Labour, too, follows the old pattern. Where Arkwright’s mills exploited children and the poor, China’s factories rely on migrants and, in darker corners, on coerced workers. Reports from Xinjiang describe Uighurs, transferred to industrial plants under state supervision, stitching garments and assembling electronics for the global market. The consumer sees the product, not the process.

Even the politics rhyme. Britain’s industrialists lobbied for tariffs to shield them from imports, including iron from Russia. China’s planners do the same for technology and products, protecting domestic firms through subsidies, state investment, export controls and limits on foreign competition.

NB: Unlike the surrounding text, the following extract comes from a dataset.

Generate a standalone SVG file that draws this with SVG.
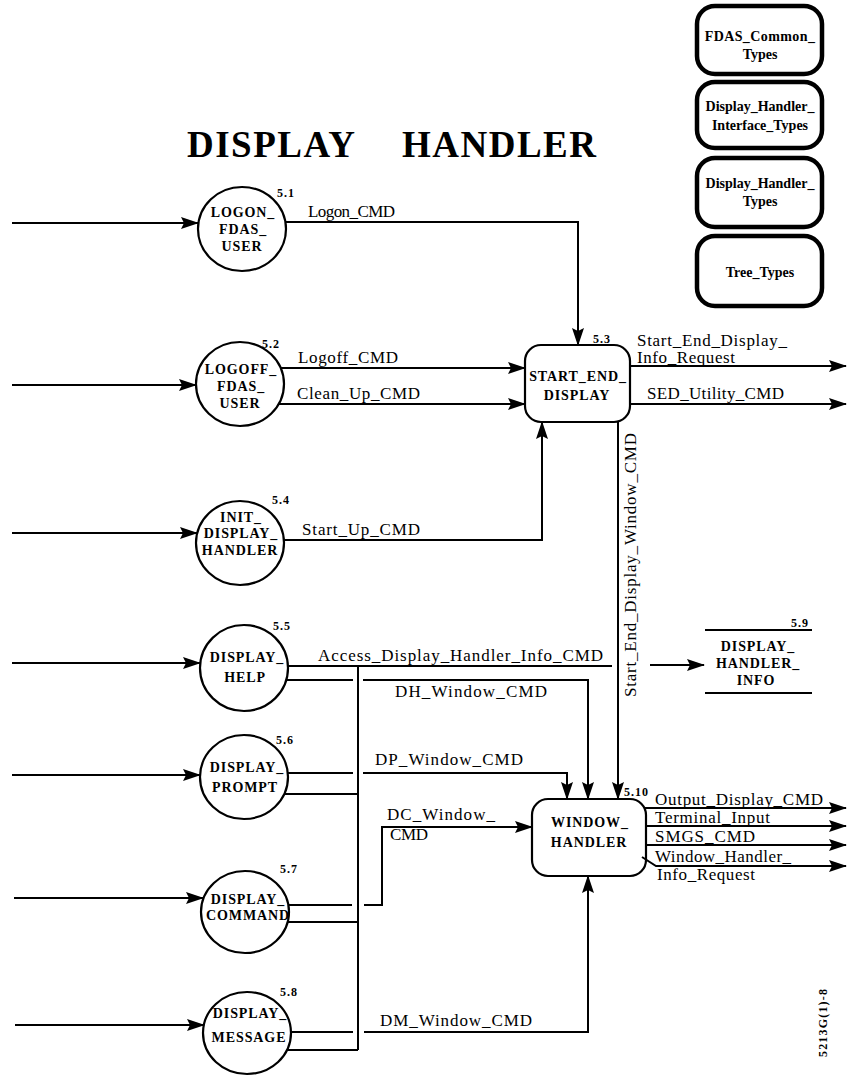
<svg xmlns="http://www.w3.org/2000/svg" width="847" height="1076" viewBox="0 0 847 1076">
<style>
.ln{fill:none;stroke:#000;stroke-width:2}
.nd{fill:#fff;stroke:#000;stroke-width:2.2}
.tb{fill:#fff;stroke:#000;stroke-width:4.5}
.nt{font-weight:bold;font-size:14px;text-anchor:middle;letter-spacing:0.9px}
.num{font-weight:bold;font-size:12px;letter-spacing:1px}
.lb{font-size:17px}
.tt{font-weight:bold;font-size:14px;text-anchor:middle}
.title{font-weight:bold;font-size:37px;letter-spacing:1.5px}
</style>
<defs>
<marker id="ah" viewBox="0 0 18 12" refX="17" refY="6" markerWidth="18" markerHeight="12" markerUnits="userSpaceOnUse" orient="auto"><path d="M0,0 L18,6 L0,12 L3,6 z" fill="#000" stroke="none"/></marker>
</defs>
<rect width="847" height="1076" fill="#fff"/>
<g font-family="'Liberation Serif', 'Times New Roman', serif">
<text class="title" x="187" y="157">DISPLAY</text>
<text class="title" x="402" y="157">HANDLER</text>

<g id="tb1"><rect class="tb" x="697" y="6" width="125" height="68" rx="18"/><text class="tt" x="760" y="41" letter-spacing="0.4">FDAS_Common_</text><text class="tt" x="760" y="59">Types</text></g>
<g id="tb2"><rect class="tb" x="697" y="82" width="125" height="66" rx="18"/><text class="tt" x="760" y="111">Display_Handler_</text><text class="tt" x="760" y="130">Interface_Types</text></g>
<g id="tb3"><rect class="tb" x="697" y="158" width="125" height="69" rx="18"/><text class="tt" x="760" y="188">Display_Handler_</text><text class="tt" x="760" y="206">Types</text></g>
<g id="tb4"><rect class="tb" x="697" y="236" width="125" height="70" rx="18"/><text class="tt" x="760" y="277">Tree_Types</text></g>

<g id="n5_1"><ellipse class="nd" cx="242" cy="229" rx="44" ry="42"/><text class="nt" x="243" y="217">LOGON_</text><text class="nt" x="243" y="234">FDAS_</text><text class="nt" x="242" y="251">USER</text><text class="num" x="277" y="197">5.1</text></g>
<g id="n5_2"><ellipse class="nd" cx="240" cy="384" rx="44" ry="42"/><text class="nt" x="241" y="374">LOGOFF_</text><text class="nt" x="241" y="391">FDAS_</text><text class="nt" x="240" y="408">USER</text><text class="num" x="262" y="348">5.2</text></g>
<g id="n5_3"><rect class="nd" x="525" y="345" width="105" height="77" rx="16"/><text class="nt" x="578" y="381">START_END_</text><text class="nt" x="577" y="400">DISPLAY</text><text class="num" x="593" y="343">5.3</text></g>
<g id="n5_4"><ellipse class="nd" cx="240" cy="543" rx="44" ry="42"/><text class="nt" x="241" y="522">INIT_</text><text class="nt" x="241" y="538">DISPLAY_</text><text class="nt" x="240" y="555">HANDLER</text><text class="num" x="272" y="504">5.4</text></g>
<g id="n5_5"><ellipse class="nd" cx="244" cy="668" rx="44" ry="43"/><text class="nt" x="247" y="662">DISPLAY_</text><text class="nt" x="245" y="682">HELP</text><text class="num" x="273" y="630">5.5</text></g>
<g id="n5_6"><ellipse class="nd" cx="244" cy="777" rx="44" ry="42"/><text class="nt" x="247" y="772">DISPLAY_</text><text class="nt" x="245" y="792">PROMPT</text><text class="num" x="276" y="744">5.6</text></g>
<g id="n5_7"><ellipse class="nd" cx="245" cy="912" rx="44" ry="41"/><text class="nt" x="248" y="904">DISPLAY_</text><text class="nt" x="248" y="920">COMMAND</text><text class="num" x="280" y="873">5.7</text></g>
<g id="n5_8"><ellipse class="nd" cx="247" cy="1033" rx="44" ry="41"/><text class="nt" x="250" y="1018">DISPLAY_</text><text class="nt" x="249" y="1042">MESSAGE</text><text class="num" x="280" y="996">5.8</text></g>
<g id="n5_9"><path class="ln" d="M705,630 H812 M705,693 H812" stroke-width="2.4"/><text class="nt" x="758" y="651">DISPLAY_</text><text class="nt" x="758" y="668">HANDLER_</text><text class="nt" x="756" y="685">INFO</text><text class="num" x="791" y="627">5.9</text></g>
<g id="n5_10"><rect class="nd" x="532" y="799" width="114" height="77" rx="16"/><text class="nt" x="590" y="827">WINDOW_</text><text class="nt" x="589" y="847">HANDLER</text><text class="num" x="624" y="796">5.10</text></g>

<g id="connectors">
<path class="ln" marker-end="url(#ah)" d="M12,223 H198"/>
<path class="ln" marker-end="url(#ah)" d="M12,385 H196"/>
<path class="ln" marker-end="url(#ah)" d="M12,533 H197"/>
<path class="ln" marker-end="url(#ah)" d="M12,663 H200"/>
<path class="ln" marker-end="url(#ah)" d="M12,775 H200"/>
<path class="ln" marker-end="url(#ah)" d="M14,898 H203"/>
<path class="ln" marker-end="url(#ah)" d="M15,1025 H204"/>
<path class="ln" marker-end="url(#ah)" d="M285,222 H578 V345"/>
<path class="ln" marker-end="url(#ah)" d="M281,368 H525"/>
<path class="ln" marker-end="url(#ah)" d="M279,404 H525"/>
<path class="ln" marker-end="url(#ah)" d="M284,540 H542 V422"/>
<path class="ln" marker-end="url(#ah)" d="M630,366 H846"/>
<path class="ln" marker-end="url(#ah)" d="M630,404 H846"/>
<path class="ln" marker-end="url(#ah)" d="M618,421 V799"/>
<path class="ln" d="M288,666 H612"/>
<path class="ln" marker-end="url(#ah)" d="M650,665 H704"/>
<path class="ln" d="M358,666 V1050"/>
<path class="ln" marker-end="url(#ah)" d="M286,680 H353 M363,680 H588 V799"/>
<path class="ln" marker-end="url(#ah)" d="M288,773 H353 M363,773 H567 V799"/>
<path class="ln" d="M284,794 H358"/>
<path class="ln" marker-end="url(#ah)" d="M288,905 H352 M364,905 H382 V827 H532"/>
<path class="ln" d="M288,922 H358"/>
<path class="ln" marker-end="url(#ah)" d="M291,1032 H353 M364,1032 H588 V876"/>
<path class="ln" d="M287,1050 H358"/>
<path class="ln" marker-end="url(#ah)" d="M644,808 H846"/>
<path class="ln" marker-end="url(#ah)" d="M646,826 H846"/>
<path class="ln" marker-end="url(#ah)" d="M646,845 H846"/>
<path class="ln" marker-end="url(#ah)" d="M642,857 L656,866 H846"/>

<text class="lb" x="308" y="217" textLength="87">Logon_CMD</text>
<text class="lb" x="298" y="363" textLength="100">Logoff_CMD</text>
<text class="lb" x="297" y="399" textLength="123">Clean_Up_CMD</text>
<text class="lb" x="637" y="346" font-size="16" textLength="150">Start_End_Display_</text>
<text class="lb" x="637" y="363" font-size="16" textLength="98">Info_Request</text>
<text class="lb" x="647" y="399" textLength="137">SED_Utility_CMD</text>
<text class="lb" x="302" y="535" textLength="118">Start_Up_CMD</text>
<text class="lb" x="636" y="697" transform="rotate(-90 636 697)" textLength="264">Start_End_Display_Window_CMD</text>
<text class="lb" x="318" y="661" textLength="285">Access_Display_Handler_Info_CMD</text>
<text class="lb" x="395" y="697" textLength="152">DH_Window_CMD</text>
<text class="lb" x="375" y="765" textLength="148">DP_Window_CMD</text>
<text class="lb" x="387" y="820" textLength="108">DC_Window_</text>
<text class="lb" x="390" y="840" textLength="38">CMD</text>
<text class="lb" x="380" y="1026" textLength="152">DM_Window_CMD</text>
<text class="lb" x="655" y="805" textLength="168">Output_Display_CMD</text>
<text class="lb" x="655" y="823" textLength="115">Terminal_Input</text>
<text class="lb" x="655" y="842" textLength="100">SMGS_CMD</text>
<text class="lb" x="655" y="862" textLength="136">Window_Handler_</text>
<text class="lb" x="657" y="880" textLength="98">Info_Request</text>
</g>

<text class="num" x="827" y="1057" transform="rotate(-90 827 1057)" textLength="69" font-size="13">5213G(1)-8</text>
</g>
</svg>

There is a lesson here for the British government, which still imagines China as a vast economic opportunity. In reality, Beijing is doing what Britain once did: building prosperity by keeping advantage inside its borders and making it difficult for outsiders to operate freely. Like Britain in the first Industrial Revolution, China seeks a lopsided relationship in which others buy its goods but share far less in its gains.

Smith’s great strength is to show that industrialisation is less a moment than a method. Instead, it is a self-replicating pattern of ingenuity and amnesia. His prose is cool, precise and quietly damning. He writes of networks, but his real subject is complicity: how societies grow rich by outsourcing their conscience. The Industrial Revolution, he implies, never ended; it simply migrated east, trading steam for silicon and Manchester soot for Shanghai smog.

By the close, it feels as though Arkwright’s waterwheel is still turning, only now it powers an entire planet. China’s rare earth refineries are its new mills, its supply chains the new empire. The old faith endures – that growth excuses its ghosts. The British Empire may have vanished, but a similar network remains, whirring beneath our comforts. It is invisible, tireless and, despite all our progress, still profoundly unclean.